What is asked. Below this line are records; write out exactly the lines from the one containing "Write a Python" through the one containing "annotations = []", with the pictures left out.

================

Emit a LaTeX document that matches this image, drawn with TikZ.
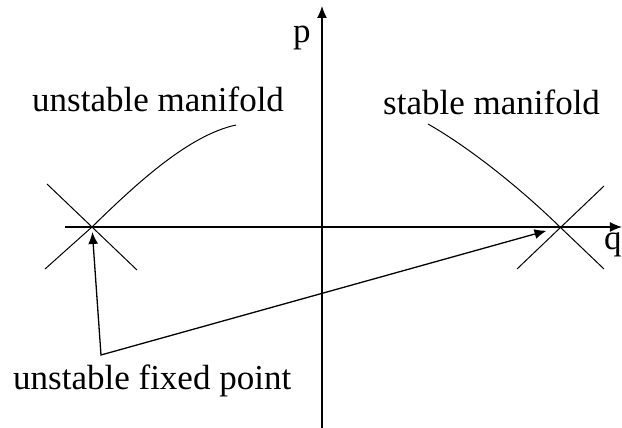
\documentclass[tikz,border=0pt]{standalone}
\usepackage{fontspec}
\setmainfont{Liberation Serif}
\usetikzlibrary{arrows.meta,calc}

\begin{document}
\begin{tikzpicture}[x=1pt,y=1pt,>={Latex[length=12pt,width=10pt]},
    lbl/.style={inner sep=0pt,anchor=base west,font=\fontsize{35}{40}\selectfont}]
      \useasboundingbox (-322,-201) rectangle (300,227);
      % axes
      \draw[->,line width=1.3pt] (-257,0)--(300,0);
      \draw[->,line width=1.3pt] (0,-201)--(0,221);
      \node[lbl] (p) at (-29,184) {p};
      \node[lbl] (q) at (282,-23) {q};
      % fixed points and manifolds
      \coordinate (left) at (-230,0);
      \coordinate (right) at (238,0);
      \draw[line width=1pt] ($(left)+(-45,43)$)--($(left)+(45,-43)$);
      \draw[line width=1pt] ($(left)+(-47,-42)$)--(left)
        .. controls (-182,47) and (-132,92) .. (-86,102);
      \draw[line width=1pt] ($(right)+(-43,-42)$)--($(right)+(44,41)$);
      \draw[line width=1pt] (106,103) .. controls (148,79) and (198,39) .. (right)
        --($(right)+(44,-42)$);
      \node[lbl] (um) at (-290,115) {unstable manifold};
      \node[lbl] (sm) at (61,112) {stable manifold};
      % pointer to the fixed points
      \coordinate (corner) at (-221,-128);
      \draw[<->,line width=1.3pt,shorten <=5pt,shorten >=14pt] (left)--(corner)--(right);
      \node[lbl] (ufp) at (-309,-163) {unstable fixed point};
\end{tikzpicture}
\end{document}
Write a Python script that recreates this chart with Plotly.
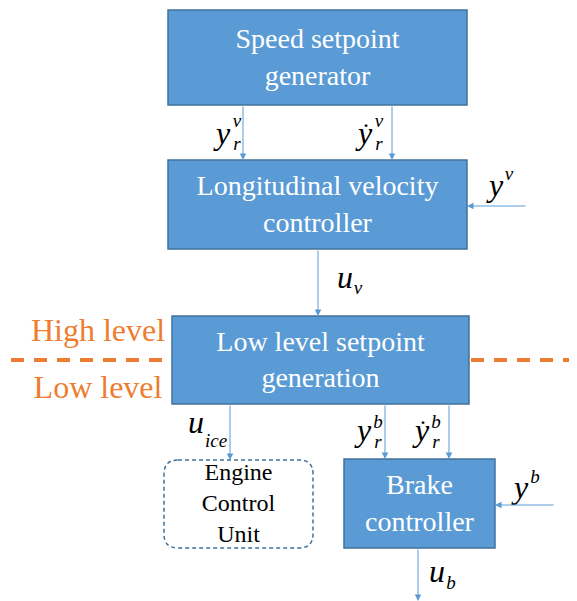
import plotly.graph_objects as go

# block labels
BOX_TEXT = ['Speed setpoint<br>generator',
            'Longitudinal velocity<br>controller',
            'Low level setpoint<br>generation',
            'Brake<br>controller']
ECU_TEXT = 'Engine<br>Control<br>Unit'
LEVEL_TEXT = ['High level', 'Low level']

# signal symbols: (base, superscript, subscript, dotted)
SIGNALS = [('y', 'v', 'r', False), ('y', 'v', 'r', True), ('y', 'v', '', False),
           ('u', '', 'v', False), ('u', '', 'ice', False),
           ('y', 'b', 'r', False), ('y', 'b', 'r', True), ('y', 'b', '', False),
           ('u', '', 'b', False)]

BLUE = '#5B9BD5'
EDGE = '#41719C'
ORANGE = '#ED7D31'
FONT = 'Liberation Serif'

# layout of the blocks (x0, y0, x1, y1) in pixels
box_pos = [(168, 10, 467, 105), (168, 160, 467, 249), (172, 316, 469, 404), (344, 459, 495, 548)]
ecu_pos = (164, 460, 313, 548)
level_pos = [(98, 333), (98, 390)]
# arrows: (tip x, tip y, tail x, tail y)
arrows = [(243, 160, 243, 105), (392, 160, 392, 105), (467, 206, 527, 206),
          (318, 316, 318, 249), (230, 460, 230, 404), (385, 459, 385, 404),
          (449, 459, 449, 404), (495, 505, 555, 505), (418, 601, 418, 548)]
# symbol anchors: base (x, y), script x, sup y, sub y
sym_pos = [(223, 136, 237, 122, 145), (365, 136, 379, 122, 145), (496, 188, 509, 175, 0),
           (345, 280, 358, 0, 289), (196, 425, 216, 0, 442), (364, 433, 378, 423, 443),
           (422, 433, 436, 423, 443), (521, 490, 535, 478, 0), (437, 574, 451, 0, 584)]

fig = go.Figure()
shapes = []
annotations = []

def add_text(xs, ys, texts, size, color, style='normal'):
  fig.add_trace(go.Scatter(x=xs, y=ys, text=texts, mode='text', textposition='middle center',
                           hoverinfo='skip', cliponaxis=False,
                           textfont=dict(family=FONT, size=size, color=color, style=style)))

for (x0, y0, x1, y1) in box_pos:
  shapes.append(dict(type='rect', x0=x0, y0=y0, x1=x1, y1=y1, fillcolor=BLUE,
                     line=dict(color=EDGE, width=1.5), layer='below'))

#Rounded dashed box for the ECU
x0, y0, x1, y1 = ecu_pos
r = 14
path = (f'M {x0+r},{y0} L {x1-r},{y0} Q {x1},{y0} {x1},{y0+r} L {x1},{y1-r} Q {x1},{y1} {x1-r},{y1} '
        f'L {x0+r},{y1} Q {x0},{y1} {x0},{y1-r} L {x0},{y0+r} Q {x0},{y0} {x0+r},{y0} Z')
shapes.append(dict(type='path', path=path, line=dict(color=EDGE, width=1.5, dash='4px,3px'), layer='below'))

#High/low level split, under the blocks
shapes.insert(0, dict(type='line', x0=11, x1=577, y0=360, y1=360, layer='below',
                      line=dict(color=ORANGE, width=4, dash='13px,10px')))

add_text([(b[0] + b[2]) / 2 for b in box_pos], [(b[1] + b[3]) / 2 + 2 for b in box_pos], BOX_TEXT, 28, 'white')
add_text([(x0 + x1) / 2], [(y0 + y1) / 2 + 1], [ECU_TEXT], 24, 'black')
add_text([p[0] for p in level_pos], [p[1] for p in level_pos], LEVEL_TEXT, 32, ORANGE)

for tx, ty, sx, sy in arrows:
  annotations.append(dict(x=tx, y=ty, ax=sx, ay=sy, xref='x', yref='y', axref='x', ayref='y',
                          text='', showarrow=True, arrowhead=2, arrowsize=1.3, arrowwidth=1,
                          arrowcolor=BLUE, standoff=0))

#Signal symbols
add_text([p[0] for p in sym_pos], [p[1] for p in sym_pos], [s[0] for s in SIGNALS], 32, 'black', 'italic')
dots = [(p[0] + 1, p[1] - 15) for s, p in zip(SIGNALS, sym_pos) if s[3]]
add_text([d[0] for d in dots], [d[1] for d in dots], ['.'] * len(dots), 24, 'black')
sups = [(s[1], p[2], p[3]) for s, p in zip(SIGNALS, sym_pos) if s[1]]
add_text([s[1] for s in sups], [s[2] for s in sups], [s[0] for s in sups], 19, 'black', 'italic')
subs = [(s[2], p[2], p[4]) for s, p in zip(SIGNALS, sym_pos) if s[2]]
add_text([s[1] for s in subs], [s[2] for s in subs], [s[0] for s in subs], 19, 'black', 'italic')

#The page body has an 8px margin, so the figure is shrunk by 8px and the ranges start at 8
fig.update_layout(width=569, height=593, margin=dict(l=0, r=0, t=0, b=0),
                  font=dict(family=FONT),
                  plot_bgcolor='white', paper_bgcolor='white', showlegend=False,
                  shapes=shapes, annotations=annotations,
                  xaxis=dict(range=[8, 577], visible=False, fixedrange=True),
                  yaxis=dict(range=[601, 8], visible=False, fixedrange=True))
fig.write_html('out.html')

================

Written answer.
Write a Python script that recreates this chart with Plotly.
import plotly.graph_objects as go

# block labels
BOX_TEXT = ['Speed setpoint<br>generator',
            'Longitudinal velocity<br>controller',
            'Low level setpoint<br>generation',
            'Brake<br>controller']
ECU_TEXT = 'Engine<br>Control<br>Unit'
LEVEL_TEXT = ['High level', 'Low level']

# signal symbols: (base, superscript, subscript, dotted)
SIGNALS = [('y', 'v', 'r', False), ('y', 'v', 'r', True), ('y', 'v', '', False),
           ('u', '', 'v', False), ('u', '', 'ice', False),
           ('y', 'b', 'r', False), ('y', 'b', 'r', True), ('y', 'b', '', False),
           ('u', '', 'b', False)]

BLUE = '#5B9BD5'
EDGE = '#41719C'
ORANGE = '#ED7D31'
FONT = 'Liberation Serif'

# layout of the blocks (x0, y0, x1, y1) in pixels
box_pos = [(168, 10, 467, 105), (168, 160, 467, 249), (172, 316, 469, 404), (344, 459, 495, 548)]
ecu_pos = (164, 460, 313, 548)
level_pos = [(98, 333), (98, 390)]
# arrows: (tip x, tip y, tail x, tail y)
arrows = [(243, 160, 243, 105), (392, 160, 392, 105), (467, 206, 527, 206),
          (318, 316, 318, 249), (230, 460, 230, 404), (385, 459, 385, 404),
          (449, 459, 449, 404), (495, 505, 555, 505), (418, 601, 418, 548)]
# symbol anchors: base (x, y), script x, sup y, sub y
sym_pos = [(223, 136, 237, 122, 145), (365, 136, 379, 122, 145), (496, 188, 509, 175, 0),
           (345, 280, 358, 0, 289), (196, 425, 216, 0, 442), (364, 433, 378, 423, 443),
           (422, 433, 436, 423, 443), (521, 490, 535, 478, 0), (437, 574, 451, 0, 584)]

fig = go.Figure()
shapes = []
annotations = []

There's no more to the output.